REPUBLICAN APPOINTMENT IN SAMARRA

There is an old Arab folktale entitled, “An Appointment in Samarra.” According to the tale a servant went to the marketplace to shop and saw Death standing on a corner. The servant returned home and told his master that Death awaited him in the marketplace. The master packed and told the servant he was fleeing to safety in Samarra. The servant returned to the marketplace and told Death it was wrong to frighten his master. Death replied: “I’m sorry. I was just passing through, I have an appointment in Samarra.”

In 1980, when St. Ronald Reagan became president, the national debt was $900 Billion. When he left office it was, $2 Trillion.

When George Bush became president in 2001, the national debt was $5 Trillion. When he left office it was $11 Trillion.

Republicans insist reducing taxes results in less deficit. Do the figures lie?

A society in which the top 5% of wealthy own 45% of the wealth has a rendevous with Death.

The purpose of health care if Life. Eleven nations have a higher life expectancy than America, but Republicans insist we have the bestr health care system. Based on which criteria?

Cutting taxes results in less money coming into the Federal government. Do the math as to how this influences debt.

Every president in the past hundred years has promised to “cut government waste.” That expression invariably results in MORE government waste. Check the record.

FRANKLIN ROOSEVELT ONCE SAID: A NATION THAT WAS ONE-THIRD ILL HOUSED, ONE THIRD ILL FED, ONE THIRD ILL CLOTHED WAS DOOMED TO DISASTER. STILL TRUE.

A political party which offers Sarah Palin and Michele Bachmann as candidates for president definitely wants America to have an appointment with Death.

Saying “no” to reality results in saying “yes” to economic disaster.

Remove legal or illegal immigrants means someone has to pick up the garbage, mow the lawn,and do the dirty work of society. Republicans, who does these jobs when immigrants are gone? Death?

Alexander Hamilton was Not born in America and he created our banking system.
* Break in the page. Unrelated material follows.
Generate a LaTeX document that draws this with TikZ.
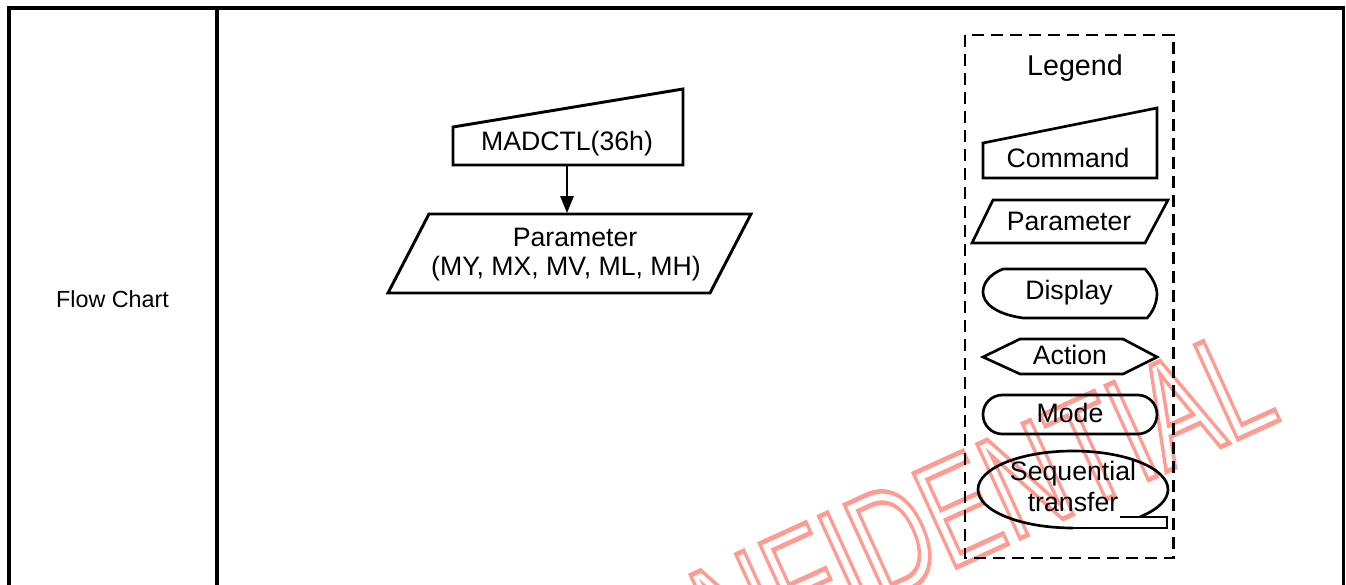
\documentclass[tikz,border=0pt]{standalone}
\usepackage{fontspec}
\setmainfont{Liberation Sans}
\usetikzlibrary{arrows.meta}
\definecolor{wm}{RGB}{255,155,145}
\begin{document}
\begin{tikzpicture}[x=0.75pt,y=-0.75pt,
  frame/.style={line width=2.6pt},
  shp/.style={line width=2.2pt, line join=miter},
  lshp/.style={line width=2pt, line join=miter},
  lbl/.style={font=\fontsize{20}{24}\selectfont, inner sep=0pt, anchor=base},
]
\useasboundingbox (0,0) rectangle (1346,585);

% watermark (outlined text)
\node[anchor=base west, rotate=24.5, xscale=0.70, inner sep=0pt, text=wm,
      font=\fontsize{112.5}{114}\selectfont] (wmk) at (582,738)
  {\special{pdf:literal direct 1 Tr 3.5 w}CONFIDENTIAL\special{pdf:literal direct 0 Tr}};

% table frame
\draw[frame] (9,600) -- (9,8) -- (1343.5,8) -- (1343.5,600);
\draw[frame] (217,8) -- (217,600);
\node[lbl, font=\fontsize{17.5}{20}\selectfont] (fc) at (112.5,307.3) {Flow Chart};

% flow chart
\draw[shp] (453,127) -- (683,89) -- (683,165) -- (453,165) -- cycle;
\node[lbl] (cmd) at (567,150) {MADCTL(36h)};
\draw[shp] (429,214) -- (751,214) -- (710,293) -- (388,293) -- cycle;
\node[lbl] (par1) at (575,246.7) {Parameter};
\node[lbl] (par2) at (566,275) {(MY, MX, MV, ML, MH)};
\coordinate (cmdB) at (567,165);
\coordinate (parT) at (567,213);
\draw[line width=1.5pt, -{Triangle[length=12.75pt,width=10pt]}] (cmdB) -- (parT);

% legend
\draw[line width=2.2pt, dash pattern=on 9pt off 5.25pt] (965,35) rectangle (1173.5,558);
\node[lbl, font=\fontsize{21.5}{24}\selectfont] (leg) at (1075,75) {Legend};

\draw[lshp] (983,143) -- (1157,108) -- (1157,178) -- (983,178) -- cycle;
\node[lbl] (lcmd) at (1068,167) {Command};

\draw[lshp] (993,200) -- (1168,200) -- (1145,243) -- (972,243) -- cycle;
\node[lbl] (lpar) at (1069,230) {Parameter};

\draw[lshp] (1003,269) -- (1145,269) .. controls (1152,277) and (1157,286) .. (1157,294)
  .. controls (1157,302) and (1153,312) .. (1147,318) -- (1023,318)
  .. controls (995,314) and (983,303) .. (983,292)
  .. controls (983,283) and (990,274) .. (1003,269) -- cycle;
\node[lbl] (ldisp) at (1069,299.3) {Display};

\draw[lshp] (983,357) -- (1020,339) -- (1123,339) -- (1157,357) -- (1123,374) -- (1020,374) -- cycle;
\node[lbl] (lact) at (1070,364.3) {Action};

\draw[lshp, rounded corners=14.5pt] (983,395) rectangle (1157,434);
\node[lbl] (lmode) at (1070,422.3) {Mode};

\draw[lshp] (1073,528) arc[start angle=90, end angle=405, x radius=95, y radius=38.5];
\draw[lshp] (1120,517) -- (1167,517) -- (1167,528) -- (1073,528);
\node[lbl] (lseq1) at (1073,480) {Sequential};
\node[lbl] (lseq2) at (1073,511.7) {transfer};
\end{tikzpicture}
\end{document}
I challenge Republicans to produce copies of birth certificates of Washington, Lincoln, Andrew Johnson, and Andrew Jackson.

Republicans believe “a sucker is born every minute” and that’s why we have candidates like Sarah, Michele, Mike, Mitt, Newt and Mitch. Unfortunately for America if any of these bozos are elected president America will be the sucker.

ONCE UPON A TIME IN AMERICA WE BUILT TRANSCONTINENTAL RAILROADS, BUILT GREAT DAMS, AND TODAY THE REPUBLICAN GOVERNOR OF NEW JERSEY SAYS WE CAN’T BUILD A TUNNEL UNDER THE HUDSON RIVER–TOO EXPENSIVE!